▸ EXERCISE GOAL
Print the entries in full, word for word, but not the pictures.

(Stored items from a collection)

________________

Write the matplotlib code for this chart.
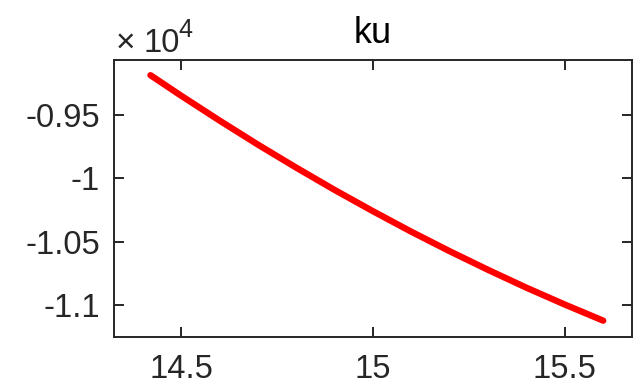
import numpy as np
import matplotlib
matplotlib.use("Agg")
from matplotlib import pyplot as plt
from matplotlib.ticker import FuncFormatter

# ku curve, sampled every 0.1
x = [14.42, 14.5, 14.6, 14.7, 14.8, 14.9, 15.0, 15.1, 15.2, 15.3, 15.4, 15.5, 15.6]
ku = [-9186, -9348, -9544, -9734, -9916, -10092, -10260, -10422, -10576,
      -10723, -10864, -10997, -11124]

xticks = [14.5, 15, 15.5]
yticks = [-9500, -10000, -10500, -11000]
scale = 1e4

plt.rcParams['font.family'] = ['Liberation Sans', 'DejaVu Sans']
dark = '#262626'

fig = plt.figure(figsize=(6.41, 3.9), dpi=100)
ax = fig.add_axes([114/641, 53/390, 518/641, 277/390])

ax.plot(x, ku, color='red', lw=4.6, solid_capstyle='round')

ax.set_xlim(14.325, 15.675)
ax.set_ylim(-11253, -9066)
ax.set_xticks(xticks)
ax.set_yticks(yticks)
ax.xaxis.set_major_formatter(FuncFormatter(lambda v, p: '%g' % v))
ax.yaxis.set_major_formatter(FuncFormatter(lambda v, p: '%g' % (v / scale)))

ax.tick_params(direction='in', length=7, width=1.4, colors=dark,
               labelsize=23.5, top=True, right=True)
ax.tick_params(axis='x', pad=12)
ax.tick_params(axis='y', pad=10)
for s in ax.spines.values():
    s.set_linewidth(1.4)
    s.set_color(dark)

ax.set_title('ku', fontsize=26, pad=12, color='black')

# exponent label above the y axis
fig.text(116/641, 1 - 52/390, '\u00d7', fontsize=24, color=dark, va='baseline')
fig.text(143/641, 1 - 52/390, '10', fontsize=23.5, color=dark, va='baseline')
fig.text(178/641, 1 - 37/390, '4', fontsize=18, color=dark, va='baseline')

fig.savefig('out.png', dpi=100)
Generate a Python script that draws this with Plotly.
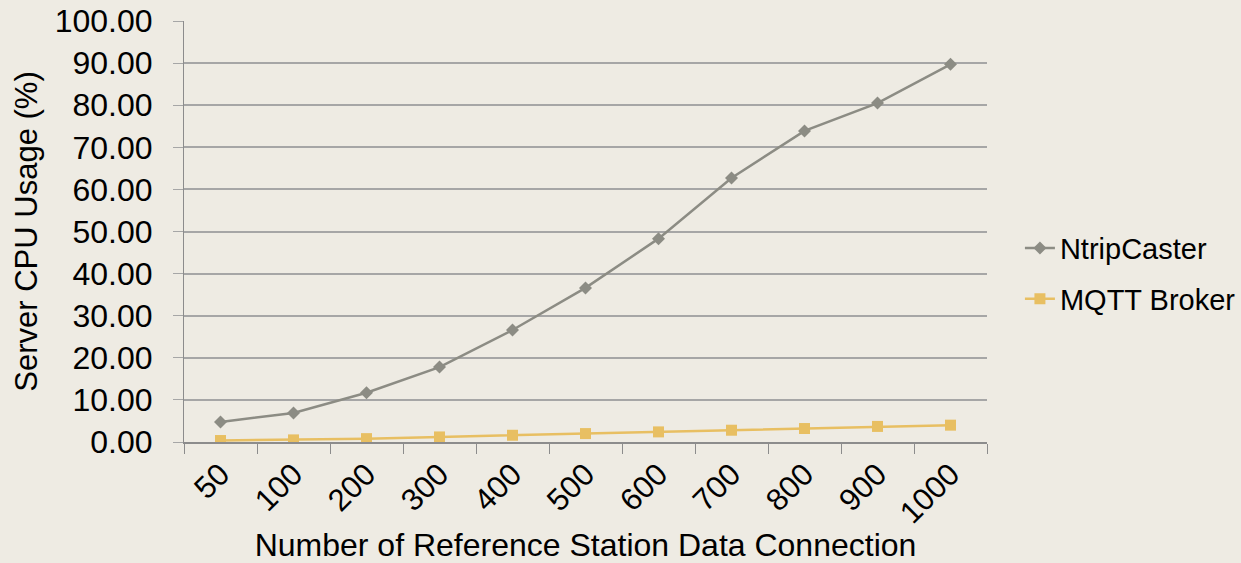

________________

▸ TASK RESPONSE
Write the matplotlib code for this chart.
import numpy as np
import matplotlib
matplotlib.use("Agg")
from matplotlib import pyplot as plt
from matplotlib.ticker import FuncFormatter

# ku curve, sampled every 0.1
x = [14.42, 14.5, 14.6, 14.7, 14.8, 14.9, 15.0, 15.1, 15.2, 15.3, 15.4, 15.5, 15.6]
ku = [-9186, -9348, -9544, -9734, -9916, -10092, -10260, -10422, -10576,
      -10723, -10864, -10997, -11124]

xticks = [14.5, 15, 15.5]
yticks = [-9500, -10000, -10500, -11000]
scale = 1e4

plt.rcParams['font.family'] = ['Liberation Sans', 'DejaVu Sans']
dark = '#262626'

fig = plt.figure(figsize=(6.41, 3.9), dpi=100)
ax = fig.add_axes([114/641, 53/390, 518/641, 277/390])

ax.plot(x, ku, color='red', lw=4.6, solid_capstyle='round')

ax.set_xlim(14.325, 15.675)
ax.set_ylim(-11253, -9066)
ax.set_xticks(xticks)
ax.set_yticks(yticks)
ax.xaxis.set_major_formatter(FuncFormatter(lambda v, p: '%g' % v))
ax.yaxis.set_major_formatter(FuncFormatter(lambda v, p: '%g' % (v / scale)))

ax.tick_params(direction='in', length=7, width=1.4, colors=dark,
               labelsize=23.5, top=True, right=True)
ax.tick_params(axis='x', pad=12)
ax.tick_params(axis='y', pad=10)
for s in ax.spines.values():
    s.set_linewidth(1.4)
    s.set_color(dark)

ax.set_title('ku', fontsize=26, pad=12, color='black')

# exponent label above the y axis
fig.text(116/641, 1 - 52/390, '\u00d7', fontsize=24, color=dark, va='baseline')
fig.text(143/641, 1 - 52/390, '10', fontsize=23.5, color=dark, va='baseline')
fig.text(178/641, 1 - 37/390, '4', fontsize=18, color=dark, va='baseline')

fig.savefig('out.png', dpi=100)
Generate a Python script that draws this with Plotly.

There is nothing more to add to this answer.